### Problem requirements
Leave out every picture, then transcribe the rest of the listing exactly.
++++++++++
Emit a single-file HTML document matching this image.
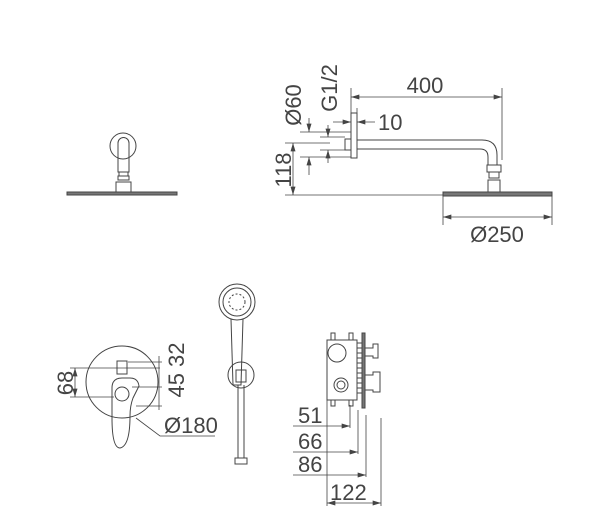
<!DOCTYPE html>
<html><head><meta charset="utf-8"><style>html,body{margin:0;padding:0;background:#fff}svg{display:block}</style></head>
<body>
<svg width="602" height="527" viewBox="0 0 602 527" xmlns="http://www.w3.org/2000/svg" font-family="Liberation Sans, sans-serif" fill="none" stroke="#444" stroke-width="1">
<defs>
<marker id="a" viewBox="0 0 10 6" refX="10" refY="3" markerWidth="9" markerHeight="5" orient="auto-start-reverse" markerUnits="userSpaceOnUse"><path d="M0,0 L10,3 L0,6z" fill="#444" stroke="none"/></marker>
</defs>
<circle cx="123" cy="146" r="13"/>
<path d="M118,172 V143 a5.5,5.5 0 0 1 11,0 V172z" />
<rect x="119" y="172" width="9" height="4"/>
<rect x="118" y="176" width="11" height="4"/>
<rect x="116" y="182" width="15" height="10"/>
<rect x="67" y="192" width="110" height="3" fill="#777"/>
<rect x="351" y="113" width="6" height="45"/>
<rect x="345" y="139" width="6" height="11"/>
<path d="M357,140 H482 q15,0 15,15 V165 M357,149 H480 q8,0 8,8 V165"/>
<rect x="487" y="165" width="14" height="7"/>
<rect x="489" y="172" width="10" height="6"/>
<rect x="488" y="180" width="12" height="12"/>
<rect x="443" y="192" width="109" height="4" fill="#777"/>
<g stroke-width="0.8">
<line x1="351" y1="88" x2="351" y2="113"/><line x1="502" y1="88" x2="502" y2="160"/>
<line x1="351" y1="97" x2="502" y2="97" marker-start="url(#a)" marker-end="url(#a)"/>
<line x1="285" y1="195" x2="443" y2="195"/><line x1="285" y1="143" x2="330" y2="143"/>
<line x1="293" y1="143" x2="293" y2="195" marker-start="url(#a)" marker-end="url(#a)"/>
<line x1="300" y1="132" x2="351" y2="132"/><line x1="300" y1="157" x2="351" y2="157"/>
<line x1="309" y1="118" x2="309" y2="132" marker-end="url(#a)"/><line x1="309" y1="175" x2="309" y2="157" marker-end="url(#a)"/>
<line x1="320" y1="137" x2="345" y2="137"/><line x1="320" y1="150" x2="345" y2="150"/>
<line x1="328" y1="125" x2="328" y2="137" marker-end="url(#a)"/><line x1="328" y1="163" x2="328" y2="150" marker-end="url(#a)"/>
<line x1="333" y1="122" x2="351" y2="122" marker-end="url(#a)"/><line x1="375" y1="122" x2="357" y2="122" marker-end="url(#a)"/>
<line x1="357" y1="113" x2="357" y2="108"/>
<line x1="443" y1="196" x2="443" y2="225"/><line x1="552" y1="196" x2="552" y2="225"/>
<line x1="443" y1="217" x2="552" y2="217" marker-start="url(#a)" marker-end="url(#a)"/>
</g>
<g fill="#444" stroke="none" font-size="22">
<text x="425" y="93" text-anchor="middle">400</text>
<text x="378" y="130">10</text>
<text x="497" y="242" text-anchor="middle">Ø250</text>
<text transform="translate(291,170) rotate(-90)" text-anchor="middle">118</text>
<text transform="translate(301,105) rotate(-90)" text-anchor="middle">Ø60</text>
<text transform="translate(337,88) rotate(-90)" text-anchor="middle">G1/2</text>
</g>
<circle cx="122" cy="382" r="36"/>
<rect x="117" y="361" width="10" height="13"/>
<path d="M112,388 q0,-10 10,-10 h8 q8,0 9,8 l-6,12 q-3,8 -3,18 q0,30 -10,32 q-8,0 -8,-30 z"/>
<circle cx="122" cy="394" r="7"/>
<g stroke-width="0.8">
<line x1="70" y1="368" x2="160" y2="368"/><line x1="70" y1="397" x2="114" y2="397"/>
<line x1="75" y1="368" x2="75" y2="397" marker-start="url(#a)" marker-end="url(#a)"/>
<line x1="128" y1="362" x2="162" y2="362"/><line x1="132" y1="387" x2="162" y2="387"/><line x1="136" y1="406" x2="162" y2="406"/>
<line x1="159" y1="356" x2="159" y2="410"/>
<path d="M136,418 L160,436 H215"/>
</g>
<g fill="#444" stroke="none" font-size="22">
<text transform="translate(73,383) rotate(-90)" text-anchor="middle">68</text>
<text transform="translate(184,370) rotate(-90)" text-anchor="middle">45 32</text>
<text x="164" y="433">Ø180</text>
</g>
<circle cx="237" cy="302" r="18"/><circle cx="237" cy="302" r="14"/><circle cx="237" cy="302" r="8" stroke-dasharray="2 2"/>
<path d="M231,319 L233,385 H241 L243,319"/>
<circle cx="241" cy="375" r="13"/>
<rect x="236" y="370" width="10" height="12"/>
<path d="M238,385 V458 M244,385 V458"/>
<rect x="235" y="458" width="12" height="6"/>
<rect x="327" y="340" width="30" height="60"/>
<rect x="331" y="333" width="4" height="7"/><rect x="349" y="333" width="4" height="7"/>
<rect x="331" y="400" width="4" height="6"/><rect x="349" y="400" width="4" height="6"/>
<path d="M357,343 H362 M357,348 H362 M357,353 H362 M357,358 H362 M357,363 H362 M357,368 H362 M357,373 H362 M357,378 H362 M357,383 H362 M357,388 H362 M357,393 H362"/>
<rect x="362" y="333" width="3" height="75" fill="#777"/>
<circle cx="337" cy="353" r="9"/><circle cx="341" cy="385" r="7"/><circle cx="341" cy="385" r="4"/>
<path d="M365,348 h8 v-4 h5 v14 h-5 v-2 h-8z M365,375 h8 v-3 h7 v20 h-7 v-2 h-8z"/>
<g stroke-width="0.8">
<line x1="327" y1="400" x2="327" y2="506"/>
<line x1="350" y1="405" x2="350" y2="428"/><line x1="358" y1="410" x2="358" y2="454"/>
<line x1="366" y1="415" x2="366" y2="477"/><line x1="381" y1="418" x2="381" y2="506"/>
<line x1="293" y1="426" x2="350" y2="426" marker-end="url(#a)"/>
<line x1="293" y1="452" x2="358" y2="452" marker-end="url(#a)"/>
<line x1="293" y1="475" x2="366" y2="475" marker-end="url(#a)"/>
<line x1="327" y1="503" x2="381" y2="503" marker-start="url(#a)" marker-end="url(#a)"/>
</g>
<g fill="#444" stroke="none" font-size="22">
<text x="298" y="423">51</text><text x="298" y="449">66</text><text x="298" y="472">86</text><text x="330" y="500">122</text>
</g>
</svg>
</body></html>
++++++++++
### Expected output
Emit a single-file HTML document matching this image.
<!DOCTYPE html>
<html><head><meta charset="utf-8"><style>html,body{margin:0;padding:0;background:#fff}svg{display:block}</style></head>
<body>
<svg width="602" height="527" viewBox="0 0 602 527" xmlns="http://www.w3.org/2000/svg" font-family="Liberation Sans, sans-serif" fill="none" stroke="#444" stroke-width="1">
<defs>
<marker id="a" viewBox="0 0 10 6" refX="10" refY="3" markerWidth="9" markerHeight="5" orient="auto-start-reverse" markerUnits="userSpaceOnUse"><path d="M0,0 L10,3 L0,6z" fill="#444" stroke="none"/></marker>
</defs>
<circle cx="123" cy="146" r="13"/>
<path d="M118,172 V143 a5.5,5.5 0 0 1 11,0 V172z" />
<rect x="119" y="172" width="9" height="4"/>
<rect x="118" y="176" width="11" height="4"/>
<rect x="116" y="182" width="15" height="10"/>
<rect x="67" y="192" width="110" height="3" fill="#777"/>
<rect x="351" y="113" width="6" height="45"/>
<rect x="345" y="139" width="6" height="11"/>
<path d="M357,140 H482 q15,0 15,15 V165 M357,149 H480 q8,0 8,8 V165"/>
<rect x="487" y="165" width="14" height="7"/>
<rect x="489" y="172" width="10" height="6"/>
<rect x="488" y="180" width="12" height="12"/>
<rect x="443" y="192" width="109" height="4" fill="#777"/>
<g stroke-width="0.8">
<line x1="351" y1="88" x2="351" y2="113"/><line x1="502" y1="88" x2="502" y2="160"/>
<line x1="351" y1="97" x2="502" y2="97" marker-start="url(#a)" marker-end="url(#a)"/>
<line x1="285" y1="195" x2="443" y2="195"/><line x1="285" y1="143" x2="330" y2="143"/>
<line x1="293" y1="143" x2="293" y2="195" marker-start="url(#a)" marker-end="url(#a)"/>
<line x1="300" y1="132" x2="351" y2="132"/><line x1="300" y1="157" x2="351" y2="157"/>
<line x1="309" y1="118" x2="309" y2="132" marker-end="url(#a)"/><line x1="309" y1="175" x2="309" y2="157" marker-end="url(#a)"/>
<line x1="320" y1="137" x2="345" y2="137"/><line x1="320" y1="150" x2="345" y2="150"/>
<line x1="328" y1="125" x2="328" y2="137" marker-end="url(#a)"/><line x1="328" y1="163" x2="328" y2="150" marker-end="url(#a)"/>
<line x1="333" y1="122" x2="351" y2="122" marker-end="url(#a)"/><line x1="375" y1="122" x2="357" y2="122" marker-end="url(#a)"/>
<line x1="357" y1="113" x2="357" y2="108"/>
<line x1="443" y1="196" x2="443" y2="225"/><line x1="552" y1="196" x2="552" y2="225"/>
<line x1="443" y1="217" x2="552" y2="217" marker-start="url(#a)" marker-end="url(#a)"/>
</g>
<g fill="#444" stroke="none" font-size="22">
<text x="425" y="93" text-anchor="middle">400</text>
<text x="378" y="130">10</text>
<text x="497" y="242" text-anchor="middle">Ø250</text>
<text transform="translate(291,170) rotate(-90)" text-anchor="middle">118</text>
<text transform="translate(301,105) rotate(-90)" text-anchor="middle">Ø60</text>
<text transform="translate(337,88) rotate(-90)" text-anchor="middle">G1/2</text>
</g>
<circle cx="122" cy="382" r="36"/>
<rect x="117" y="361" width="10" height="13"/>
<path d="M112,388 q0,-10 10,-10 h8 q8,0 9,8 l-6,12 q-3,8 -3,18 q0,30 -10,32 q-8,0 -8,-30 z"/>
<circle cx="122" cy="394" r="7"/>
<g stroke-width="0.8">
<line x1="70" y1="368" x2="160" y2="368"/><line x1="70" y1="397" x2="114" y2="397"/>
<line x1="75" y1="368" x2="75" y2="397" marker-start="url(#a)" marker-end="url(#a)"/>
<line x1="128" y1="362" x2="162" y2="362"/><line x1="132" y1="387" x2="162" y2="387"/><line x1="136" y1="406" x2="162" y2="406"/>
<line x1="159" y1="356" x2="159" y2="410"/>
<path d="M136,418 L160,436 H215"/>
</g>
<g fill="#444" stroke="none" font-size="22">
<text transform="translate(73,383) rotate(-90)" text-anchor="middle">68</text>
<text transform="translate(184,370) rotate(-90)" text-anchor="middle">45 32</text>
<text x="164" y="433">Ø180</text>
</g>
<circle cx="237" cy="302" r="18"/><circle cx="237" cy="302" r="14"/><circle cx="237" cy="302" r="8" stroke-dasharray="2 2"/>
<path d="M231,319 L233,385 H241 L243,319"/>
<circle cx="241" cy="375" r="13"/>
<rect x="236" y="370" width="10" height="12"/>
<path d="M238,385 V458 M244,385 V458"/>
<rect x="235" y="458" width="12" height="6"/>
<rect x="327" y="340" width="30" height="60"/>
<rect x="331" y="333" width="4" height="7"/><rect x="349" y="333" width="4" height="7"/>
<rect x="331" y="400" width="4" height="6"/><rect x="349" y="400" width="4" height="6"/>
<path d="M357,343 H362 M357,348 H362 M357,353 H362 M357,358 H362 M357,363 H362 M357,368 H362 M357,373 H362 M357,378 H362 M357,383 H362 M357,388 H362 M357,393 H362"/>
<rect x="362" y="333" width="3" height="75" fill="#777"/>
<circle cx="337" cy="353" r="9"/><circle cx="341" cy="385" r="7"/><circle cx="341" cy="385" r="4"/>
<path d="M365,348 h8 v-4 h5 v14 h-5 v-2 h-8z M365,375 h8 v-3 h7 v20 h-7 v-2 h-8z"/>
<g stroke-width="0.8">
<line x1="327" y1="400" x2="327" y2="506"/>
<line x1="350" y1="405" x2="350" y2="428"/><line x1="358" y1="410" x2="358" y2="454"/>
<line x1="366" y1="415" x2="366" y2="477"/><line x1="381" y1="418" x2="381" y2="506"/>
<line x1="293" y1="426" x2="350" y2="426" marker-end="url(#a)"/>
<line x1="293" y1="452" x2="358" y2="452" marker-end="url(#a)"/>
<line x1="293" y1="475" x2="366" y2="475" marker-end="url(#a)"/>
<line x1="327" y1="503" x2="381" y2="503" marker-start="url(#a)" marker-end="url(#a)"/>
</g>
<g fill="#444" stroke="none" font-size="22">
<text x="298" y="423">51</text><text x="298" y="449">66</text><text x="298" y="472">86</text><text x="330" y="500">122</text>
</g>
</svg>
</body></html>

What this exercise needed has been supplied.